The idea is to integrate the course material, not by giving a specific “answer” to the problem, but by using the tools. We avoid a typical Kant vs. Mill face-off in teaching the class, instead focusing on a broad account of the ultimate ends of life, the goods involved in particular practices, the virtues necessary to pursue these excellences, and finally the “big-picture beliefs” about “the way things really are” that anchor moral claims (h/t Bill Mattison). As with any required undergraduate course, some students grasp the tools more adequately than others.

But unlike other required undergraduate courses, students already come in with some things going on their heads about what “ethics” is and what constitutes an argument for something, and so inevitably some papers “default” back to what they brought in with them. For a few students, this might be recourse to church authority. But increasingly, I noticed this semester the strengthening of a much more dominant theme: what I call “the libertarian default.”

The libertarian default appears in similar ways across a wide variety of topics. The form is nearly always the same: the student has difficulty sustaining a 10-page moral argument, even with the help of research literature and the class tools, and so the trump card that recurs is basically an argument for autonomy. The conclusion: Things are contested, and therefore no one should impose their views on others. All attempts to engage issues of what is right and wrong eventually lead to the conclusion that people have different views, but what is important is that people be allowed to follow these different views… and most importantly, that we certainly shouldn’t compel people to do/not do something that they want to not do/do. Many things are uncertain, but this is certain. I had a paper this semester from a student in communications who “defaulted” when dealing with the case of a photographer who publishes a news photo of grieving parents holding a dead child after a car accident. Sure, the media should be able to do what they want. I had another paper which “defaulted” on the question of corporeal punishment for children who lie. Let parents do what they want. And perhaps most insidiously, I had a string of papers about euthanasia, a surprising number of which simply avoided the subtle difficulties that have long ensnared the debate on this issue in favor of making things simple: just appeal to the “libertarian default.”

The default tends to cut across political lines and issues, and what is most striking to me is an inability to argue for what we call in the class “big-picture beliefs” – that is, substantive claims about real justice, dignity, social solidarity, and meaning – other than appeals to free-standing claims about rights and freedoms. The rights are no longer really “for” anything; freedom of speech and of the press is not “for” vigorous democratic debate, or even “for” entrepreneurial exchange of ideas. It’s just there. The only relationships that matter are ones of personal affection, and these are ultimately elective and sentimental. After all, we cannot presume things about family structures.

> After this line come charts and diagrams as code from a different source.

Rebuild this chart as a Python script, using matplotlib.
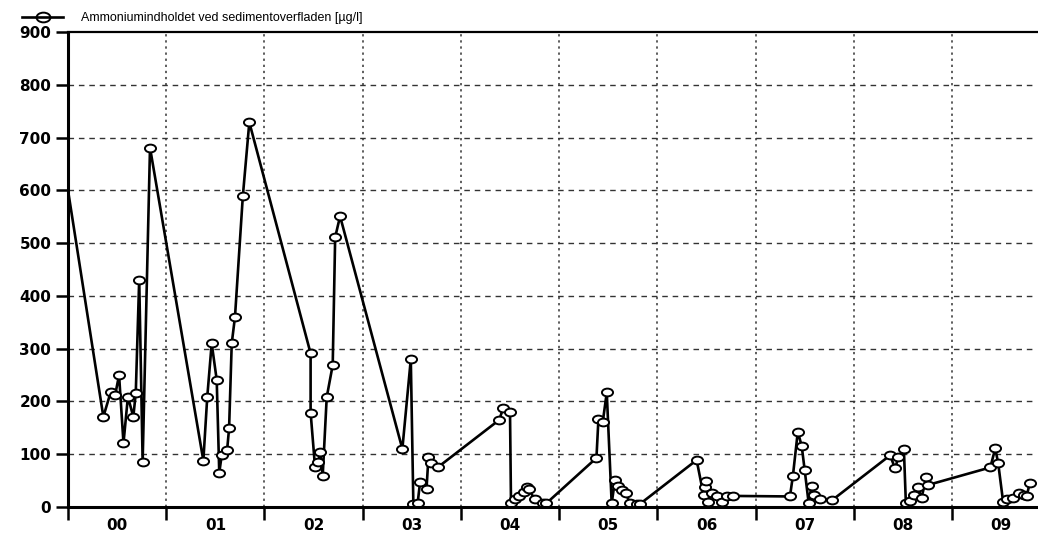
import matplotlib
matplotlib.use("Agg")
import matplotlib.pyplot as plt
from matplotlib.path import Path
from matplotlib.transforms import Affine2D
import numpy as np

# time in years since 2000.0, ammonium in ug/l
years = [-0.05,
         0.36, 0.435, 0.48, 0.52, 0.565, 0.61, 0.665, 0.69, 0.725, 0.76, 0.835,
         1.378, 1.418, 1.463, 1.514, 1.54, 1.565, 1.62, 1.64, 1.667, 1.70, 1.78, 1.846,
         2.47, 2.47, 2.515, 2.55, 2.566, 2.593, 2.634, 2.695, 2.72, 2.77,
         3.404, 3.49, 3.516, 3.56, 3.585, 3.65, 3.67, 3.70, 3.77,
         4.39, 4.43, 4.50, 4.51, 4.55, 4.59, 4.64, 4.67, 4.69, 4.75, 4.84, 4.87,
         5.38, 5.40, 5.445, 5.485, 5.535, 5.57, 5.595, 5.64, 5.68, 5.72, 5.79, 5.825,
         6.40, 6.47, 6.49, 6.50, 6.52, 6.56, 6.61, 6.655, 6.71, 6.77,
         7.35, 7.38, 7.43, 7.47, 7.50, 7.54, 7.57, 7.59, 7.66, 7.78,
         8.37, 8.42, 8.455, 8.51, 8.53, 8.57, 8.61, 8.65, 8.69, 8.74, 8.76,
         9.39, 9.44, 9.47, 9.52, 9.56, 9.62, 9.68, 9.73, 9.76, 9.79]
ammonium = [660,
            171, 218, 212, 250, 121, 209, 171, 216, 431, 86, 681,
            88, 209, 310, 241, 65, 98, 108, 149, 310, 360, 589, 729,
            291, 179, 76, 85, 105, 59, 208, 269, 511, 551,
            110, 280, 6, 8, 48, 35, 95, 83, 76,
            165, 187, 180, 8, 15, 20, 29, 38, 34, 15, 7, 7,
            93, 166, 162, 217, 7, 52, 39, 32, 26, 7, 6, 6,
            89, 23, 38, 49, 10, 26, 20, 10, 20, 21,
            20, 59, 143, 115, 70, 8, 40, 23, 16, 13,
            98, 73, 95, 109, 8, 12, 23, 37, 18, 57, 42,
            75, 111, 83, 10, 15, 18, 26, 23, 20, 45]

year_labels = ["00", "01", "02", "03", "04", "05", "06", "07", "08", "09"]
legend_label = "Ammoniumindholdet ved sedimentoverfladen [µg/l]"

plt.rcParams['font.family'] = ['Liberation Sans', 'DejaVu Sans']

# flat open ellipse like the original plotting program
ellipse = Path.unit_circle().transformed(Affine2D().scale(1.0, 0.7))

fig = plt.figure(figsize=(10.38, 5.4), dpi=100)
ax = fig.add_axes([0.0655, 0.0611, 0.934, 0.8796])

ax.plot(years, ammonium, color='black', linewidth=1.9, marker=ellipse,
        markersize=8, markerfacecolor='white', markeredgecolor='black',
        markeredgewidth=1.4, label=legend_label)

ax.set_xlim(0, 9.87)
ax.set_ylim(0, 900)

tick_font = dict(family='DejaVu Sans', fontweight='bold', fontsize=11)

# year boundaries as major ticks, labels in the middle of each year
ax.set_xticks(np.arange(0, 10))
ax.set_xticklabels([])
ax.set_xticks(np.arange(10) + 0.5, minor=True)
ax.set_xticklabels(year_labels, minor=True, **tick_font)
ax.tick_params(axis='x', which='major', direction='out', length=9, width=1.8)
ax.tick_params(axis='x', which='minor', length=0, pad=8)

ax.set_yticks(np.arange(0, 901, 100))
ax.set_yticklabels([str(v) for v in range(0, 901, 100)], **tick_font)
ax.tick_params(axis='y', direction='out', length=9, width=1.8, pad=3)

for x in range(1, 10):
    ax.axvline(x, color='#333333', linestyle=(0, (1.5, 2.5)), linewidth=1.1, zorder=0)
for y in range(100, 900, 100):
    ax.axhline(y, color='#333333', linestyle=(0, (4, 3.5)), linewidth=1.0, zorder=0)

ax.spines['left'].set_linewidth(2.2)
ax.spines['bottom'].set_linewidth(2.2)
ax.spines['top'].set_linewidth(1.6)
ax.spines['right'].set_visible(False)

leg = ax.legend(loc='lower left', bbox_to_anchor=(-0.05, 1.011), frameon=False,
                handlelength=3.3, fontsize=9, borderpad=0, borderaxespad=0.2,
                handletextpad=1.4)
leg.legend_handles[0].set_markerfacecolor('none')
leg.legend_handles[0].set_markersize(10)

fig.savefig("out.png", dpi=100)
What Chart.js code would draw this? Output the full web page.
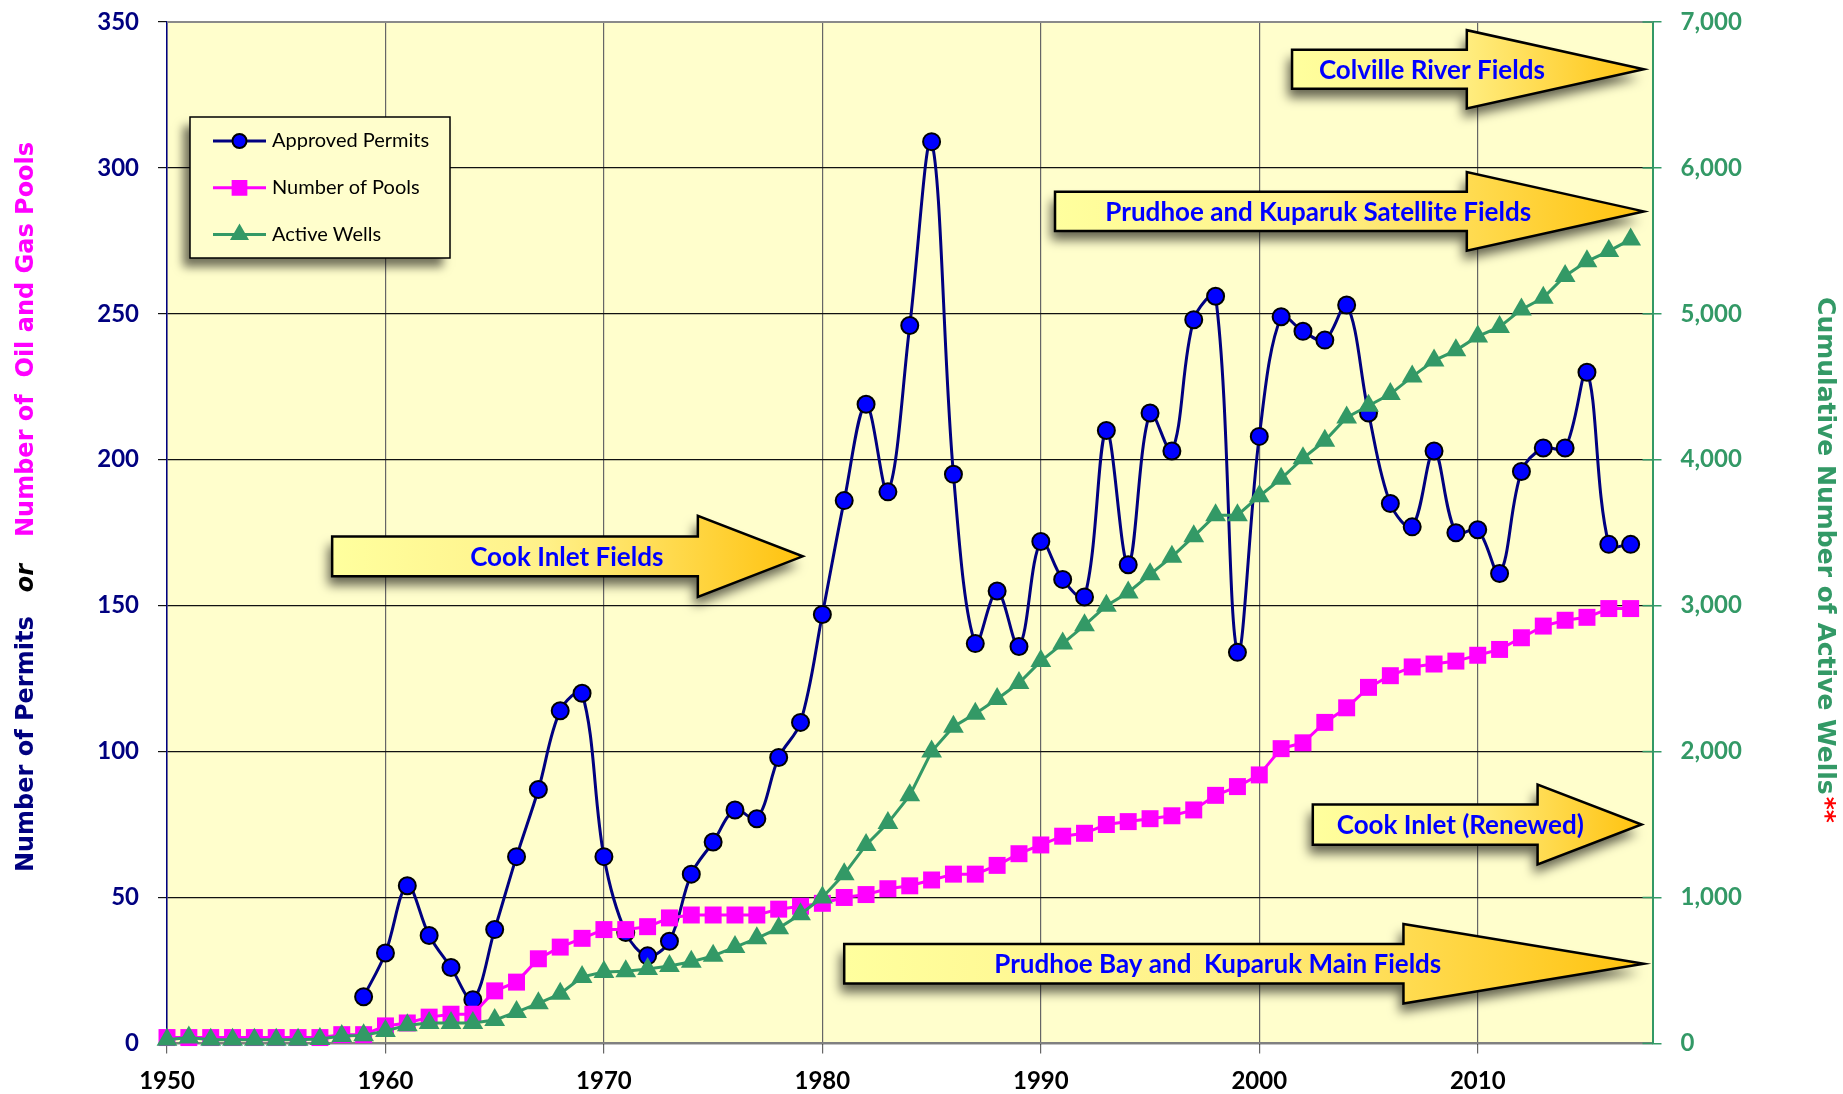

All this is hardly a news flash, but I must admit, after years of grading these papers, the libertarian default is getting more and more dominant and irresistible. My sense is we are now scraping the bottom of the barrel of the cultural capital built up over many generations – it is appearing in the “nice” students who choose to attend a small, rural Catholic liberal arts college. There are an awful lot of converging factors supporting this. Cynicism is widespread about the collective action possible by government. Many are off-put by the stridency and intolerance of religious claims. The twin forces of consumerism and the educational system relentlessly preach a focus on complete respect for others’ choices, that no one should tell you what to do with your life except you. A colleague showed me a SNL clip called “The Group Hopper” that parodied recent movies like Divergent – the battle hymn of their republic was “we will not be categoried!!!” The combination of that and the lowest-common denominator of “the goods life” makes robust, substantive claims about “who we are” and shared commitments and responsibilities very, very hard.